Monday, August 22, 2011

It Begins

The master said good-night to some very exhausted first-day-of-school kids. The last door at the end of the hall is K's.
The master: Good-night, son.
K: Good-night, Dad. Hey, Dad? Could I please keep my sideburns?
The master: K, you know your mother is going to throw a fit about those. I don't think there is a chance she is going to let you keep them.
K: (crestfallen) I know, but I found out the chicks dig sideburns.

Wondering exactly how did he "find out" this information? And planning on a trip to the barber TOMORROW!
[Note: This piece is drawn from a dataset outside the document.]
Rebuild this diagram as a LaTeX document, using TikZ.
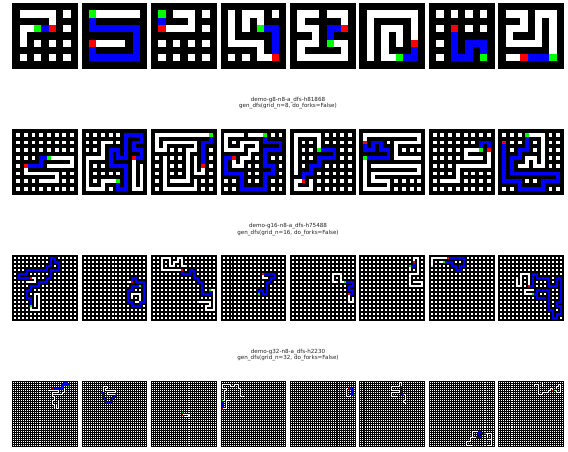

Wednesday, August 10, 2011

So THIS is Open Adoption

We've been texting, mailing and messaging photos,since the day we brought him home. We've even talked on the phone...and Monday, God willing, we will see her again. And she will hold Levi. And meet the other children. And I'm nervous. I find myself wondering if she will approve of him--of how we are taking care of him. And then I tell myself, how stupid that is. Because I know that he is where she wanted him to be and far over and above that fact: Levi is where HE wanted him to be. He was meant to be here in our family. But then I notice that his nails need a trim, and I think, "Oooh, I gotta get the clippers, can't let D see him with unkept nails..."
And then there are The Children. Their cute little mugs staring up from the pages of our Dear Birthmother Book might very well have been the deciding factor in her choice. But Monday she will meet the real show--coming to her live, loud, and in person--and probably in her lap. And I wonder what they might say..or ask. Should we coach them with a list of do's and dont's? Or will that make our meeting all the more stilted and forced? Will they meet her and automatically and effortlessly invite her into our circle as they do with church friends, neighbors, the Wallmart Check-Out Lady? Oh, I hope so. And why is it so easy for children to do that?
The last time we talked on the phone, I said, "I love you." It just popped out. I always say that to my family. But I didn't know; I didn't realize she would feel like family. I was surprised to hear myself say it, but I instantly realized it was true. I do love her. And if that sounds a you, well, I can relate.
I remember our very first homestudy interview for Marina's adoption. The social worker asked, "How did I anticipate feeling about the birth family and the birth mother in particular?" At first blush, I thought that was a stupid question. Ummm...duh, we are here for a Russian adoption. What birth family? The child will be in an orphanage, without family, abandoned. But of course I knew that wasn't a good, open-minded, adoption savvy response. So I distinctly remember telling her that I didn't anticipate any strong negative emotions (and having positive ones never crossed my mind) toward the child's biological relatives--perhaps, in their situation of extreme poverty, leaving the child in the orphanage was in every one's best interest. However, I indicated that I might feel differently if I knew my child had suffered at their hands. When she prompted, "Such as..?" I gave her a long list: "abuse, neglect, alcoholism, drug addiction..."
My babies by adoption have endured all of these evils and then some. And yet, I am not angry at their birthmothers. Sometimes I am angry--but it is at the darkness at work in the world. For them I feel only sadness, regret, pity, hope and yes, love.
And D? When I told her I loved her, she choked on a sob. What kind of a life does one live that hearing that sentiment overwhelms you? I cannot imagine.